C’est le cas lorsqu’une personne résidant en France est impliquée dans une procédure civile ou commerciale se déroulant dans un autre État membre, ou lorsqu’une personne résidant dans un autre État membre est impliquée dans une procédure en France.
La demande d’aide doit alors être faite via un formulaire spécifique et transmise à l’autorité compétente de l’État où se déroule la procédure, soit directement soit via le bureau d’aide juridictionnelle du ministère de la justice en France.

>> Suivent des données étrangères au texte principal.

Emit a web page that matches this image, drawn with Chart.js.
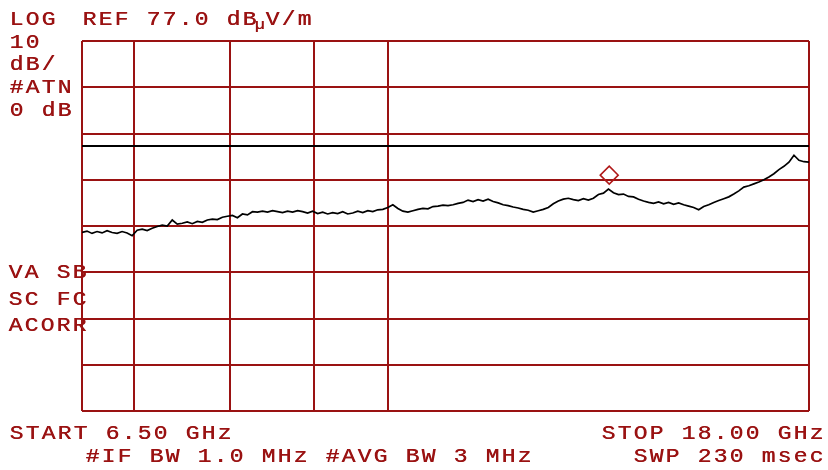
<!DOCTYPE html>
<html>
<head>
<meta charset="utf-8">
<script src="https://cdn.jsdelivr.net/npm/chart.js@4.4.1/dist/chart.umd.min.js"></script>
<style>
  html, body { margin: 0; padding: 0; background: #ffffff; }
  canvas { display: block; }
</style>
</head>
<body>
<canvas id="sa" width="828" height="470"></canvas>
<script>
// sweep settings
const START_GHZ = 6.5;
const STOP_GHZ = 18.0;
const REF_DB = 77.0;

// grid positions (GHz / dBuV/m)
const xGridGHz = [6.5, 7.32, 8.84, 10.17, 11.34, 18.0];
const yGridDb = [-3, 7, 17, 27, 37, 47, 57, 67, 77];

// trace, evenly spaced sweep points
const traceDb = [
  35.6, 35.9, 35.4, 35.8, 35.5, 36.0, 35.6, 35.4, 35.8, 35.5,
  34.9, 36.1, 36.3, 36.0, 36.5, 36.9, 37.2, 37.0, 38.3, 37.4,
  37.6, 37.9, 37.5, 38.0, 37.8, 38.3, 38.5, 38.4, 38.9, 39.1,
  39.3, 38.8, 39.6, 39.4, 40.1, 40.0, 40.2, 40.0, 40.3, 40.1,
  39.9, 40.2, 40.0, 40.3, 40.1, 39.8, 40.2, 39.7, 40.0, 39.6,
  39.9, 39.7, 40.1, 39.6, 39.8, 40.2, 39.9, 40.3, 40.1, 40.5,
  40.6, 41.0, 41.6, 40.8, 40.2, 40.0, 40.3, 40.6, 40.8, 40.7,
  41.2, 41.3, 41.5, 41.4, 41.6, 41.9, 42.1, 42.6, 42.3, 42.7,
  42.4, 42.8, 42.3, 42.0, 41.6, 41.4, 41.1, 40.9, 40.6, 40.4,
  40.0, 40.3, 40.6, 41.0, 41.8, 42.4, 42.8, 43.0, 42.7, 42.5,
  42.9, 42.6, 43.0, 43.8, 44.1, 45.0, 44.2, 43.8, 43.9, 43.4,
  43.3, 42.8, 42.4, 42.1, 41.9, 42.2, 41.8, 42.1, 41.7, 42.0,
  41.6, 41.3, 41.0, 40.5, 41.2, 41.6, 42.1, 42.5, 42.9, 43.3,
  43.9, 44.6, 45.4, 45.7, 46.1, 46.5, 47.0, 47.6, 48.3, 49.2,
  49.9, 50.8, 52.3, 51.2, 50.9, 50.8
];

const limitDb = 54.3;
const markerGHz = 14.84;
const markerDb = 48.0;

// screen annotations: [text, x, baseline]
const labels = [
  ["LOG", 10, 25],
  ["REF 77.0 dB", 83, 25],
  ["V/m", 266, 25],
  ["10", 10, 48],
  ["dB/", 10, 70],
  ["#ATN", 10, 93],
  ["0 dB", 10, 116],
  ["VA SB", 9, 278],
  ["SC FC", 9, 305],
  ["ACORR", 9, 331],
  ["START 6.50 GHz", 10, 439],
  ["STOP 18.00 GHz", 602, 439],
  ["#IF BW 1.0 MHz #AVG BW 3 MHz", 86, 462],
  ["SWP 230 msec", 634, 462]
];

const RED = "#9a1212";
const PITCH = 16;

const step = (STOP_GHZ - START_GHZ) / (traceDb.length - 1);
const tracePts = traceDb.map((v, i) => ({ x: START_GHZ + i * step, y: v }));

function monoText(ctx, text, x, y, size) {
  ctx.font = size + "px 'Liberation Mono', 'DejaVu Sans Mono', monospace";
  ctx.textAlign = "center";
  ctx.textBaseline = "alphabetic";
  for (let i = 0; i < text.length; i++) {
    const ch = text[i];
    if (ch === " ") continue;
    ctx.save();
    ctx.translate(x + i * PITCH + 6.5, y);
    ctx.scale(1.15, 1);
    ctx.fillText(ch, 0, 0);
    // second pass a hair to the right to thicken the strokes
    ctx.fillText(ch, 0.4, 0);
    ctx.restore();
  }
}

const screenText = {
  id: "screenText",
  afterDraw(chart) {
    const ctx = chart.ctx;
    ctx.save();
    ctx.fillStyle = RED;
    labels.forEach(([t, x, y]) => monoText(ctx, t, x, y, 20));
    // subscript micro sign after dB
    monoText(ctx, "\u00b5", 253, 29, 14);
    ctx.restore();
  }
};

new Chart(document.getElementById("sa"), {
  type: "scatter",
  data: {
    datasets: [
      {
        data: tracePts,
        showLine: true,
        borderColor: "#000000",
        borderWidth: 1.7,
        pointRadius: 0,
        tension: 0
      },
      {
        data: [{ x: START_GHZ, y: limitDb }, { x: STOP_GHZ, y: limitDb }],
        showLine: true,
        borderColor: "#000000",
        borderWidth: 2,
        pointRadius: 0
      },
      {
        data: [{ x: markerGHz, y: markerDb }],
        pointStyle: "rectRot",
        pointRadius: 9,
        borderColor: "#b01818",
        borderWidth: 1.5,
        backgroundColor: "rgba(255,255,255,0)"
      }
    ]
  },
  options: {
    responsive: false,
    animation: false,
    layout: { padding: { left: 82, right: 19, top: 41, bottom: 59 } },
    plugins: { legend: { display: false }, tooltip: { enabled: false } },
    scales: {
      x: {
        type: "linear",
        min: START_GHZ,
        max: STOP_GHZ,
        afterBuildTicks: s => { s.ticks = xGridGHz.map(v => ({ value: v })); },
        ticks: { display: false },
        border: { display: false },
        grid: { color: RED, lineWidth: 2, drawTicks: false }
      },
      y: {
        min: REF_DB - 80,
        max: REF_DB,
        afterBuildTicks: s => { s.ticks = yGridDb.map(v => ({ value: v })); },
        ticks: { display: false },
        border: { display: false },
        grid: { color: RED, lineWidth: 2, drawTicks: false }
      }
    }
  },
  plugins: [screenText]
});
</script>
</body>
</html>
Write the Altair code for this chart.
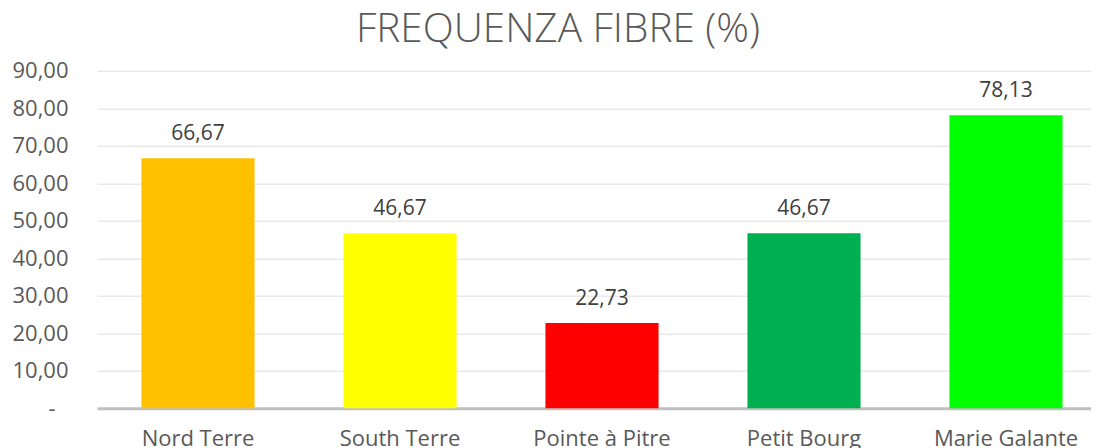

Les conditions d’octroi de l’aide seront alors examinées selon les critères de l’État concerné. Des différences notables peuvent exister par rapport au système français, notamment sur le niveau de ressources exigé ou la prise en compte du patrimoine.
Zoom sur l’aide juridictionnelle devant la Cour nationale du droit d’asile (CNDA)
Les demandeurs d’asile faisant appel d’une décision de rejet de l’Office français de protection des réfugiés et apatrides (OFPRA) devant la CNDA peuvent bénéficier de l’aide juridictionnelle selon des modalités spécifiques.
En effet, devant cette juridiction, le bénéfice de l’aide est de plein droit sauf si le recours est considéré comme irrecevable. Cela signifie que l’aide sera accordée sans condition de ressources, sur simple demande.
Le demandeur dispose d’un délai de 15 jours à compter de la réception de la notification de rejet de l’OFPRA pour faire sa demande. Le formulaire, accompagné d’un justificatif d’identité, doit être envoyé au bureau d’aide juridictionnelle de la CNDA.
Une fois l’aide accordée, le requérant peut choisir lui-même son avocat ou s’en voir désigner un par le bureau d’aide juridictionnelle. L’avocat sera payé selon un barème forfaitaire propre aux affaires devant la CNDA.
En cas de rejet de la demande, un recours est possible devant le président de la CNDA sous 8 jours.